В связи с частыми нынче сопоставлениями эпохи после 1956 года и сегодняшних дней предамся недолгим воспоминаниям и я. В то давнее время я вместе с однокашницей сочиняла статью на тему примерно ту же, что и теперь. Из нее, в ту пору не напечатанной, я приведу идущий к делу эпизод. В тогдашнем молодежном поэтическом море мы быстро обнаружили многоводные течения, рожденные элементарным социальным заказом «на романтику», – эта поэзия сплошь «звала в путь» и «боролась с мещанством». Сами собой у нас слепились из разных поэтов два «лоскутных» среднестатистических стихотворения (не стану перечислять авторов-«участников», надеясь вдобавок на чувство юмора у тех из них, кто за это время закрепился в литературе и даже стал мэтром).

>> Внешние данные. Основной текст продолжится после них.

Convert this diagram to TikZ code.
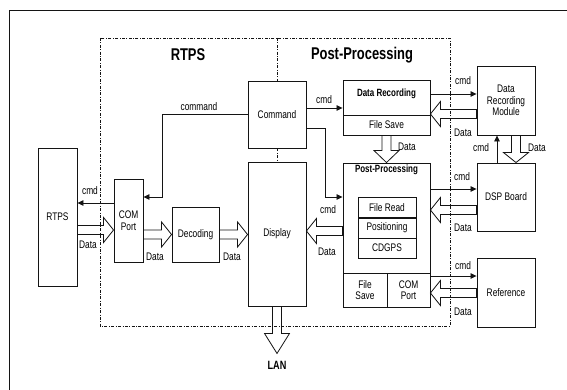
\documentclass[tikz,border=0pt]{standalone}
\usepackage{fontspec}
\setmainfont[FakeStretch=0.76]{Liberation Sans}
\usepackage{tikz}
\usetikzlibrary{arrows.meta, positioning, calc}
\definecolor{mydark}{RGB}{20,20,20}
\tikzset{
  block/.style={rectangle, draw=mydark, fill=white, inner sep=0pt,
    align=center, font=\fontsize{11}{11.5}\selectfont, line width=0.9pt},
  arrow/.style={-{Triangle[length=6pt,width=5.5pt]}, line width=0.8pt, color=mydark},
  fat/.style={draw=mydark, line width=0.8pt, line join=miter},
  lbl/.style={font=\fontsize{11}{11.5}\selectfont, inner sep=0pt},
  region/.style={draw=mydark, line width=0.6pt,
    dash pattern=on 3pt off 1.5pt on 0.8pt off 1.5pt},
  title/.style={font=\fontsize{17}{18}\selectfont\bfseries, inner sep=0pt},
  subtitle/.style={font=\fontsize{10.5}{11}\selectfont\bfseries, inner sep=0pt}
}
% hollow block arrow: [head length]{from}{to}
\newcommand{\fatarrow}[3][10]{%
  \draw[fat] let \p1=(#2), \p2=(#3), \n1={atan2(\y2-\y1,\x2-\x1)} in
    ($(\p1)+(\n1+90:4.5pt)$) -- ($(\p2)+(\n1+180:#1pt)+(\n1+90:4.5pt)$)
    -- ($(\p2)+(\n1+180:#1pt)+(\n1+90:12.5pt)$) -- (\p2)
    -- ($(\p2)+(\n1+180:#1pt)+(\n1-90:12.5pt)$)
    -- ($(\p2)+(\n1+180:#1pt)+(\n1-90:4.5pt)$)
    -- ($(\p1)+(\n1-90:4.5pt)$) -- cycle;}

\begin{document}
\begin{tikzpicture}[x=1pt, y=-1pt]
  \useasboundingbox (0,0) rectangle (567,390);
  % Outer frame
  \draw[line width=0.9pt, mydark] (567,10) -- (9,10) -- (9,390);

  % Dotted region and titles
  \draw[region] (100,38) rectangle (450,326);
  \node[title] (rtpstitle) at (188,55) {RTPS};
  \node[title] (pptitle) at (362,55) {Post-Processing};

  % Blocks
  \node[block, minimum width=39, minimum height=138] (rtps) at (57.5,217) {RTPS};
  \node[block, minimum width=29, minimum height=83] (com) at (128.5,220.5) {COM\\Port};
  \node[block, minimum width=47, minimum height=55] (dec) at (195.5,234.5) {Decoding};
  \node[block, minimum width=58, minimum height=67] (cmdbox) at (277,114.5) {Command};
  \node[block, minimum width=58, minimum height=144] (disp) at (277,234) {Display};

  \draw[region] (277,38) -- (cmdbox.north);
  \draw[region] (cmdbox.south) -- (disp.north);

  % Data Recording
  \node[block, minimum width=87, minimum height=55] (drec) at (386.5,107.5) {};
  \node[subtitle] (drectitle) at (386.5,94) {Data Recording};
  \node[block, minimum width=87, minimum height=20] (dsave) at (386.5,125) {File Save};

  % Post-Processing
  \node[block, minimum width=87, minimum height=144] (pproc) at (386.5,235) {};
  \node[subtitle] (pptitle2) at (386.5,170) {Post-Processing};
  \node[block, minimum width=58, minimum height=20.5] (fread) at (387,207.5) {File Read};
  \node[block, minimum width=58, minimum height=20] (posi) at (387,228) {Positioning};
  \node[block, minimum width=58, minimum height=20] (cdgps) at (387,248) {CDGPS};
  \node[block, minimum width=44, minimum height=34] (psave) at (365,290) {File\\Save};
  \node[block, minimum width=43, minimum height=34] (pcom) at (408.5,290) {COM\\Port};

  % Outside units
  \node[block, minimum width=58, minimum height=69] (drm) at (506,100.5) {Data\\Recording\\Module};
  \node[block, minimum width=58, minimum height=68] (dsp) at (506,197) {DSP Board};
  \node[block, minimum width=58, minimum height=69] (ref) at (506,292.5) {Reference};

  % Command lines
  \draw[arrow] (cmdbox.west) -- ++(-85,0) |- ([yshift=23.5pt]com.east);
  \node[lbl] (lcommand) at (199,107) {command};
  \draw[arrow] ([yshift=17.5pt]com.west) -- ([yshift=14pt]rtps.east);
  \node[lbl] (lcmd1) at (90,191) {cmd};
  \draw[arrow] ([yshift=6.5pt]cmdbox.east) -- ([yshift=-0.5pt]drec.west);
  \node[lbl] (lcmd2) at (324,100) {cmd};
  \draw[arrow] ([yshift=-13.5pt]cmdbox.east) -- ++(19,0) |- ([yshift=38pt]pproc.west);
  \node[lbl] (lcmd3) at (328,210) {cmd};
  \draw[arrow] ([yshift=13.5pt]drec.east) -- ([yshift=6.5pt]drm.west);
  \node[lbl] (lcmd4) at (463,81) {cmd};
  \draw[arrow] ([xshift=-9pt]dsp.north) -- ([xshift=-9pt]drm.south);
  \node[lbl] (lcmd5) at (481,148) {cmd};
  \draw[arrow] ([yshift=46pt]pproc.east) -- ([yshift=8pt]dsp.west);
  \node[lbl] (lcmd6) at (462,177) {cmd};
  \draw[arrow] ([yshift=-41pt]pproc.east) -- ([yshift=16.5pt]ref.west);
  \node[lbl] (lcmd7) at (463,266) {cmd};

  % Data flows
  \fatarrow{[yshift=-13pt]rtps.east}{[yshift=-9.5pt]com.west}
  \node[lbl] (ldata1) at (88,245) {Data};
  \fatarrow{[yshift=-14pt]com.east}{dec.west}
  \node[lbl] (ldata2) at (155,257) {Data};
  \fatarrow{dec.east}{[yshift=-0.5pt]disp.east -| disp.west}
  \node[lbl] (ldata3) at (232,257) {Data};
  \fatarrow{[yshift=4pt]pproc.west}{[yshift=3pt]disp.east}
  \node[lbl] (ldata4) at (327,252) {Data};
  \fatarrow[12]{drec.south}{pproc.north}
  \node[lbl] (ldata5) at (407,147) {Data};
  \fatarrow{[yshift=-13.5pt]drm.west}{[yshift=-6.5pt]drec.east}
  \node[lbl] (ldata6) at (463,133) {Data};
  \fatarrow{[xshift=10pt]drm.south}{[xshift=10pt]dsp.north}
  \node[lbl] (ldata7) at (537,148) {Data};
  \fatarrow{[yshift=-13pt]dsp.west}{[yshift=25pt]pproc.east}
  \node[lbl] (ldata8) at (463,228) {Data};
  \fatarrow{[yshift=-0.5pt]ref.west}{[yshift=-58pt]pproc.east}
  \node[lbl] (ldata9) at (463,312) {Data};

  % Output to LAN
  \coordinate (lanend) at ([yshift=-47pt]disp.south);
  \fatarrow[20]{disp.south}{lanend}
  \node[font=\fontsize{12}{13}\selectfont\bfseries, below=8pt of lanend, inner sep=0pt] (lan) {LAN};
\end{tikzpicture}
\end{document}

Итак, «Дорожное»: «Отодвинул ветер занавеску, глянул в дом и в липах поднял шум. Это за спокойствие в отместку мне веселость не идет на ум. – Весна, что ни день, нам приносит подарки: то трели ручьев, то грачей в колеях. А я загрустил, как верблюд в зоопарке, о жарких степях и далеких путях. – Туда хотелось мне бы, где не такие люди, где не такое небо, где все иначе будет. – Когда засидишься так долго, тогда забирай, тогда в попутчики синие елки и струнные провода. Свое замени оконце на неба голубизну. Билет покупай до солнца, до солнца – во всю длину. – В двадцать пять лет домоседами делаться рано. Что ж ты, товарищ, боишься ступить за порог? Что же в графах твоего пятилетнего плана мало намечено дальних и трудных дорог? – Ты скажешь – легко рассуждать о Памире на мягком диване в московской квартире со всеми удобствами: ванной, балконом, железным диктатором – телефоном. – Нет, я не останусь! Пусть душно и пыльно в вагоне, – нет, я не устану за ветром бросаться в погоню! Пусть жребий мне выпал без сна обходиться помногу, но если есть выбор, то я выбираю – дорогу! – Вот так, товарищи, я живу, ветра о дорогах поют… Мне бы еще непоседу жену – вот это был бы уют! – Сидишь, босые ноги кусают муравьи… А впереди дороги, и все они – твои».

И следом – «Антимещанское»: «Вот он, дом с огорожей, где за мною следит благодушная рожа – я узнал тебя, быт! Ты не скуп на усилья, и у стольких орлят смял широкие крылья твой ползучий уклад. – Там юность умерла и не воскресла. Там все мои движенья стеснены. Там уникумы – вешалки и кресла. Там стулья – памятники старины. – … Спрашивает мама об одном и том же. Говорит, что прямо я ответить должен, требует ответа, радость излучая: – Правда, что поэты много получают? – Ну, скажи мне по чести: в институте твоем принесешь ли невесте обстановочку в дом? – И явился другой, автор модного вальса, макинтош, на руке, а в общем солидный оклад. Золотою улыбкой он тебе улыбался. Не вздыхал о планетах – покупал шоколад. – Мальчишки, выросшие карьеристами, я их встречаю с болью в душе! Они еще дач себе не выстроили, они мечтают о них уже! – Жить не хочу, о покое мечтая, жить, накапливая добро, жить, пределом счастья считая столовое серебро…»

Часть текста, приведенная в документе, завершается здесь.